Эти вопросы уводили Августина все дальше и дальше от всех — донатистов и пелагиан, а равно и манихеев, — допускавших какую-либо самоправедность. Его защитой Бога от обвинения в играх и ниспослании незаслуженных страданий стало утверждение, что страданий без вины не бывает. Каждый является грешником, заслуживающим смерти. Только незаслуженная щедрость Бога спасает некоторых от надлежащего наказания (О граде Божьем, 14.1 -2).
Любое бедствие заслужено как урок, поскольку все мы грешники, нуждающиеся в постоянных напоминаниях о заслуженном нами справедливом наказании, чтобы призвать нас к признанию изобилующей Божьей благодати.
Такова логика монотеизма, делающая позицию Августина более чем простым приспособлением католицизма к государственной власти, изменение в идентичности церкви, появляющееся, когда она объединяется с государством. В действительности, христианская логика гонений оставалась последовательной и до, и после этого объединения. До Константина эта логика работала, объясняя преследование христиан другими; точно так же она работает и после Константина, чтобы объяснить преследование других христианами. Последовательность заключается в христианских представлениях о Боге, как абсолютном монархе космоса, а значит, логично и с необходимостью о Боге, допускающем или даже одобряющем в некотором смысле насильственный характер мира[4], о Боге, позволяющем или творящем подъем и падение государств, допускающем или вызывающем насильственное наказание целых народов, открывающем Себя в мученичестве Своих святых (Против Фауста 22.76). Августин доказывает:
Если служение служителей ветхого завета, бывших также глашатаями нового, состояло в приведении грешников к смерти, а служение служителей нового завета, которые также истолкователи ветхого, в том, чтобы быть приведенными грешниками к смерти, служение в обоих случаях воздавалось одному Богу, Который, меняя урок в соответствии со временем, учит и тех, и других, что временных благословений следует искать от Него, и что они должны быть оставлены ради Него, и что временные страдания посылаются Им, и их следует претерпеть ради Него. (Против Фауста 22.79)
Если Бог намеренно позволяет преследование Своих святых ради Своих целей, конечно же, Он позволяет святым преследование порочных и извращенных ради этих же целей. И если божественному чувству справедливости служат страдания всех тех, кто унаследовал грех Адама, конечно же, он принимает Своих святых как исполнителей этого правосудия над теми, кто отвергает прощение и своей непокорностью угрожает всему.
Монотеистический взгляд с необходимостью подписывается под тем, что Бог прямо контролирует все события в мире.
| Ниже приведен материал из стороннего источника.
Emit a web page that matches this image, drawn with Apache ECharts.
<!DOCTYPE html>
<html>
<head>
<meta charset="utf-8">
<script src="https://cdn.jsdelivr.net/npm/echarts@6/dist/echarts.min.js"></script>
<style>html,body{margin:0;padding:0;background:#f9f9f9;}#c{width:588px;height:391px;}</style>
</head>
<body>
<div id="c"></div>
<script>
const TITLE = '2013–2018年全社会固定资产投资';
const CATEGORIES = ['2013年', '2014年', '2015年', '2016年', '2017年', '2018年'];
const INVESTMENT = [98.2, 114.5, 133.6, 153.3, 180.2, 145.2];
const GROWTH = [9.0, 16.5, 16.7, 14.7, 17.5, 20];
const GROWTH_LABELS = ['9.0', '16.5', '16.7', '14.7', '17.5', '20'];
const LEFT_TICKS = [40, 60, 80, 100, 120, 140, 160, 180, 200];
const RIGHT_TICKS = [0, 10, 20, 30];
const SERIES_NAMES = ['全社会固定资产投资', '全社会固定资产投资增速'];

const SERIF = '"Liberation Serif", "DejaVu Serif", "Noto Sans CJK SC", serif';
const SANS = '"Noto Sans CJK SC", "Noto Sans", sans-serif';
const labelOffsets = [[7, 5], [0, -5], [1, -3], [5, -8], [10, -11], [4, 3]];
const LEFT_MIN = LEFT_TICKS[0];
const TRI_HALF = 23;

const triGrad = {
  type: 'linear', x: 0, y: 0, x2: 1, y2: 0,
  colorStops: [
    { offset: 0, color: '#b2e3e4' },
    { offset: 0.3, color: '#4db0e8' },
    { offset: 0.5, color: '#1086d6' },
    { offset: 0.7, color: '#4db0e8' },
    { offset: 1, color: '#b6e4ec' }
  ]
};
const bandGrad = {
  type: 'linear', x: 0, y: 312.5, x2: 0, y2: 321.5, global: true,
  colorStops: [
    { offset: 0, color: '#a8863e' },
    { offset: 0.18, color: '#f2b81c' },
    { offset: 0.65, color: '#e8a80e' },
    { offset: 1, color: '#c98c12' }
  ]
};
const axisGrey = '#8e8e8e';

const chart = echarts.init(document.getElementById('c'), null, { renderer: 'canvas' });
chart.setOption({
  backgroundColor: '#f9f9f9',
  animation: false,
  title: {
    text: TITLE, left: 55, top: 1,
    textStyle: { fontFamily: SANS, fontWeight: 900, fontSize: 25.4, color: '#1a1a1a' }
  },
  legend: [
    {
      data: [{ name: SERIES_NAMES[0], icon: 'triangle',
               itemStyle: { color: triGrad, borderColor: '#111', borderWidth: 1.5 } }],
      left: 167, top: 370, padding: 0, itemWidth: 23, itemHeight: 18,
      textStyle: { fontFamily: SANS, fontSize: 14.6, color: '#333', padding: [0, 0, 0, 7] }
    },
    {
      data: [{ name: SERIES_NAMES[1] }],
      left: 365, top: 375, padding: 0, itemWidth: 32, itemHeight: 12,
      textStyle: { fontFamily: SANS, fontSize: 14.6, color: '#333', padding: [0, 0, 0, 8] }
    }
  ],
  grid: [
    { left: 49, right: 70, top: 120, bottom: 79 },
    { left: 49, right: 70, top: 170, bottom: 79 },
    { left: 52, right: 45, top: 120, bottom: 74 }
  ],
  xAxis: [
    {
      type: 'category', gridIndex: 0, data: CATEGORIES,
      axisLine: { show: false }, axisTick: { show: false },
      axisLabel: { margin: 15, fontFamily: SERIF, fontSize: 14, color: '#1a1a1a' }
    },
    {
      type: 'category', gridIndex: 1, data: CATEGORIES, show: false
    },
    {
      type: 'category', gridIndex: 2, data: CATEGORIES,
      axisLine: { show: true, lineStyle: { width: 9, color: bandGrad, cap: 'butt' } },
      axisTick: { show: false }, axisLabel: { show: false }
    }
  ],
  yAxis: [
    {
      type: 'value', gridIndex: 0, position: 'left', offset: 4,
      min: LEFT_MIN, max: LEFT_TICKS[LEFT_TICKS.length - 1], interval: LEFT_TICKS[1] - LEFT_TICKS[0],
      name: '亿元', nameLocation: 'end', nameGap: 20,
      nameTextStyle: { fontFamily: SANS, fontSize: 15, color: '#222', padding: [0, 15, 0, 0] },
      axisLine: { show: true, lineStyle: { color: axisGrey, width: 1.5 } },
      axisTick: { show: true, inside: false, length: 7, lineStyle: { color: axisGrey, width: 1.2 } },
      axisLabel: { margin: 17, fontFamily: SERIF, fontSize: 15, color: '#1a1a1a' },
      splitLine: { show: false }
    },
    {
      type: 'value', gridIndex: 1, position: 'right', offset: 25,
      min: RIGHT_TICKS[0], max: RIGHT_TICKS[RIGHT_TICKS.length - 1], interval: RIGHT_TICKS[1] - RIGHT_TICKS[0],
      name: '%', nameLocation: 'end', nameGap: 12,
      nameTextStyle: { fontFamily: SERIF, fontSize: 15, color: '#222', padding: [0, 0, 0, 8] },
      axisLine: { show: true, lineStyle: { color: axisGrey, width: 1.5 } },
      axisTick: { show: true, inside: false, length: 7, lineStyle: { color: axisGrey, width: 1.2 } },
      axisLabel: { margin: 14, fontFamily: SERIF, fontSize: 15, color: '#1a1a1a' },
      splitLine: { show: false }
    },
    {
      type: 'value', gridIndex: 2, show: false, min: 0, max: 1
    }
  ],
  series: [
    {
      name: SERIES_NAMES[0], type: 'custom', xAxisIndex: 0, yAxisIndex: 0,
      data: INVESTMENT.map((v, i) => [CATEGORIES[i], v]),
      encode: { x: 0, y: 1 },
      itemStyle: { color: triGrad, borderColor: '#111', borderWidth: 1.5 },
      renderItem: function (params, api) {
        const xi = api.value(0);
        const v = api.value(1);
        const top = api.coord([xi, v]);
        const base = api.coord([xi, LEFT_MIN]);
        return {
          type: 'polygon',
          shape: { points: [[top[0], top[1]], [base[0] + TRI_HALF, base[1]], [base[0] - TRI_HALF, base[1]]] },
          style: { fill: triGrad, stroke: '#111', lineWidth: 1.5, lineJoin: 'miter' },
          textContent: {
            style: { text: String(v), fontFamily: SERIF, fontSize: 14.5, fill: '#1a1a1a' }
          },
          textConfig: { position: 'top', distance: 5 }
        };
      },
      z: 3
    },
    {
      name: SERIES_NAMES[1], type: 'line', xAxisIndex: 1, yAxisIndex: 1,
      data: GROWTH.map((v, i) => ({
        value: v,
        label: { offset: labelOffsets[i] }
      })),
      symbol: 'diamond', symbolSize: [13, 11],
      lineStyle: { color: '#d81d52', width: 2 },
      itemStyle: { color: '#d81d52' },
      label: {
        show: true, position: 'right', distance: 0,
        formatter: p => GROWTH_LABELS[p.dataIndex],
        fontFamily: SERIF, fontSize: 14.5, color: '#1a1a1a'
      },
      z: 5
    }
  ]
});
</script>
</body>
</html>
Следовательно, временный успех нечестивых и безнравственных также в некотором роде отражает Божью волю. В Против Фауста Августин утверждает:
Когда война предпринята в послушание Богу, Который обличает, или смиряет, или сокрушает гордость человека, ее можно признать праведной войной; ибо даже войны, возникающие из-за человеческих страстей, не могут ни повредить вечному благополучию Бога, ни нанести ущерб Его святым; ибо в искушении их терпения и в испытании их духа, и в перенесении отеческого наказания они получают скоре пользу, чем вред. Никто не имеет никакой власти против них, но то, что дано ему свыше. Ибо нет никакой власти, кроме Бога, Который или повелевает, или попускает (Против Фауста 22.75)
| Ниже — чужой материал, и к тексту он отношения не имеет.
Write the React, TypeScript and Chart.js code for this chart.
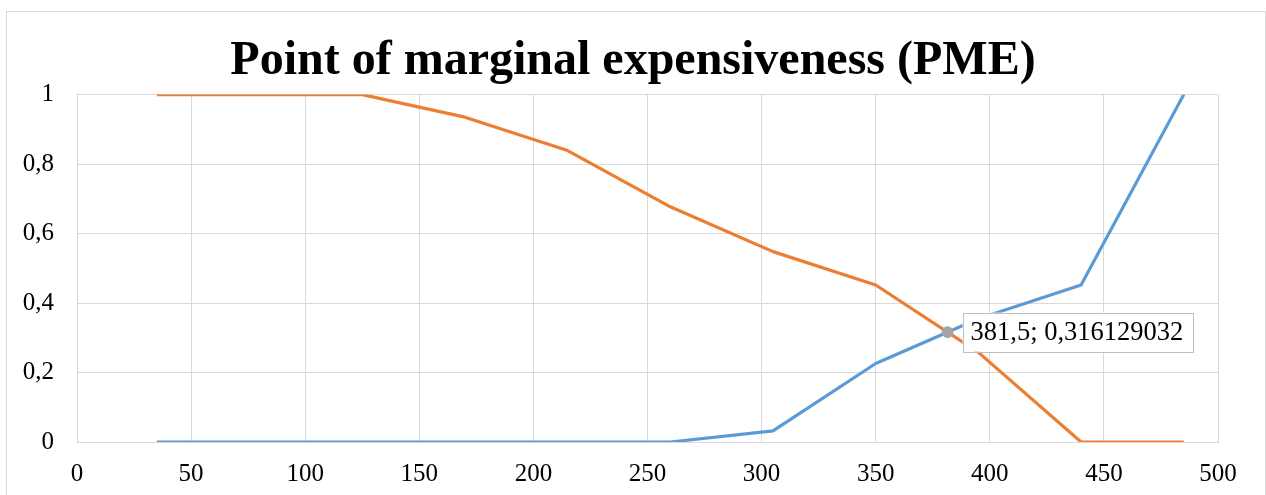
import React, { useEffect, useRef } from "react";
import { Chart, registerables } from "chart.js";

Chart.register(...registerables);

const TITLE = "Point of marginal expensiveness (PME)";
const X_VALUES = [35, 80, 125, 170, 215, 260, 305, 350, 395, 440, 485];
const ORANGE_VALUES = [1, 1, 1, 0.935, 0.839, 0.677, 0.548, 0.452, 0.258, 0, 0];
const BLUE_VALUES = [0, 0, 0, 0, 0, 0, 0.032, 0.226, 0.355, 0.452, 1];
const PME_X = 381.5;
const PME_Y = 0.316129032;
const X_TICKS = [0, 50, 100, 150, 200, 250, 300, 350, 400, 450, 500];
const Y_TICKS = [0, 0.2, 0.4, 0.6, 0.8, 1];

const FONT = '"Liberation Serif", "Times New Roman", serif';
const fmt = (v: number) => String(v).replace(".", ",");

const labelPlugin = {
  id: "pmeLabel",
  afterDatasetsDraw(chart: any) {
    const meta = chart.getDatasetMeta(0);
    const el = meta.data[0];
    if (!el) return;
    const ctx = chart.ctx;
    const text = `${fmt(PME_X)}; ${fmt(PME_Y)}`;
    ctx.save();
    ctx.font = `26.5px ${FONT}`;
    const w = ctx.measureText(text).width + 17;
    const h = 39;
    const bx = el.x + 15;
    const by = el.y - h / 2;
    ctx.fillStyle = "#ffffff";
    ctx.fillRect(bx, by, w, h);
    ctx.strokeStyle = "#BFBFBF";
    ctx.lineWidth = 1;
    ctx.strokeRect(Math.round(bx) + 0.5, Math.round(by) + 0.5, Math.round(w), Math.round(h));
    ctx.fillStyle = "#000000";
    ctx.textBaseline = "middle";
    ctx.textAlign = "left";
    ctx.fillText(text, bx + 8, el.y + 1);
    ctx.restore();
  },
};

export default function App() {
  const ref = useRef<HTMLCanvasElement>(null);
  useEffect(() => {
    if (!ref.current) return;
    const chart = new Chart(ref.current, {
      type: "line",
      data: {
        datasets: [
          {
            type: "scatter",
            label: "PME",
            data: [{ x: PME_X, y: PME_Y }],
            backgroundColor: "#A5A5A5",
            borderColor: "#A5A5A5",
            pointRadius: 5.5,
            showLine: false,
          },
          {
            label: "Too expensive (inverse)",
            data: X_VALUES.map((x, i) => ({ x, y: ORANGE_VALUES[i] })),
            borderColor: "#ED7D31",
            backgroundColor: "#ED7D31",
            borderWidth: 3.2,
            pointRadius: 0,
            tension: 0,
            borderJoinStyle: "round",
          },
          {
            label: "Expensive",
            data: X_VALUES.map((x, i) => ({ x, y: BLUE_VALUES[i] })),
            borderColor: "#5B9BD5",
            backgroundColor: "#5B9BD5",
            borderWidth: 3.2,
            pointRadius: 0,
            tension: 0,
            borderJoinStyle: "round",
          },
        ],
      } as any,
      options: {
        animation: false,
        responsive: false,
        layout: { padding: { left: 0, right: 0, top: 11, bottom: 0 } },
        plugins: {
          legend: { display: false },
          tooltip: { enabled: false },
          title: {
            display: true,
            text: TITLE,
            color: "#000000",
            font: { family: FONT, size: 48, weight: "bold" },
            padding: { top: 22, bottom: 4 },
          },
        },
        scales: {
          x: {
            type: "linear",
            min: 0,
            max: 500,
            afterBuildTicks: (s: any) => {
              s.ticks = X_TICKS.map((v) => ({ value: v }));
            },
            afterFit: (s: any) => {
              s.height = 53;
            },
            grid: { color: "#D9D9D9", lineWidth: 1, drawTicks: false },
            border: { color: "#D9D9D9", width: 1 },
            ticks: {
              color: "#000000",
              padding: 17,
              font: { family: FONT, size: 25 },
              maxRotation: 0,
              callback: (v: any) => fmt(Number(v)),
            },
          },
          y: {
            type: "linear",
            min: 0,
            max: 1,
            afterBuildTicks: (s: any) => {
              s.ticks = Y_TICKS.map((v) => ({ value: v }));
            },
            afterFit: (s: any) => {
              s.width = 77;
            },
            grid: { color: "#D9D9D9", lineWidth: 1, drawTicks: false },
            border: { color: "#D9D9D9", width: 1 },
            ticks: {
              color: "#000000",
              padding: 23,
              font: { family: FONT, size: 25 },
              callback: (v: any) => fmt(Math.round(Number(v) * 10) / 10),
            },
          },
          yRight: {
            type: "linear",
            position: "right",
            min: 0,
            max: 1,
            afterFit: (s: any) => {
              s.width = 48;
            },
            grid: { display: false, drawTicks: false },
            border: { display: false },
            ticks: { display: false },
          },
        },
      } as any,
      plugins: [labelPlugin],
    });
    return () => chart.destroy();
  }, []);

  return (
    <div
      style={{
        position: "fixed",
        left: 0,
        top: 0,
        width: 1266,
        height: 495,
        overflow: "hidden",
        background: "#ffffff",
      }}
    >
      <div
        style={{
          position: "absolute",
          left: 6,
          top: 11,
          width: 1258,
          height: 600,
          border: "1px solid #D9D9D9",
        }}
      />
      <canvas
        ref={ref}
        width={1266}
        height={495}
        style={{ position: "absolute", left: 0, top: 0, width: 1266, height: 495 }}
      />
    </div>
  );
}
Основываясь на Римлянам 13, он заявляет, что всякая политическая власть санкционирована Богом, и Бог установил, что подчинение политической власти является послушанием Божьей воле. Озвучивая эти логические выводы монотеизма, Августин помимо своей воли предсказывает классический аргумент Нюрнбергской защиты, что выполнение приказа законной власти не является преступлением независимо от любых человеческих стандартов добра и зла. По этой логике любое действие — будь то Махатмы Ганди или Адольфа Гитлера — может рассматриваться, как действие Божьей воли, поскольку оно было успешно совершено в мире, находящемся под абсолютным контролем Бога. Августин обладал блестящим умом, и его логика безупречна. Это следствие монотеистического мировоззрения, и следует смотреть на него так же прямо и смело, как это делал Августин.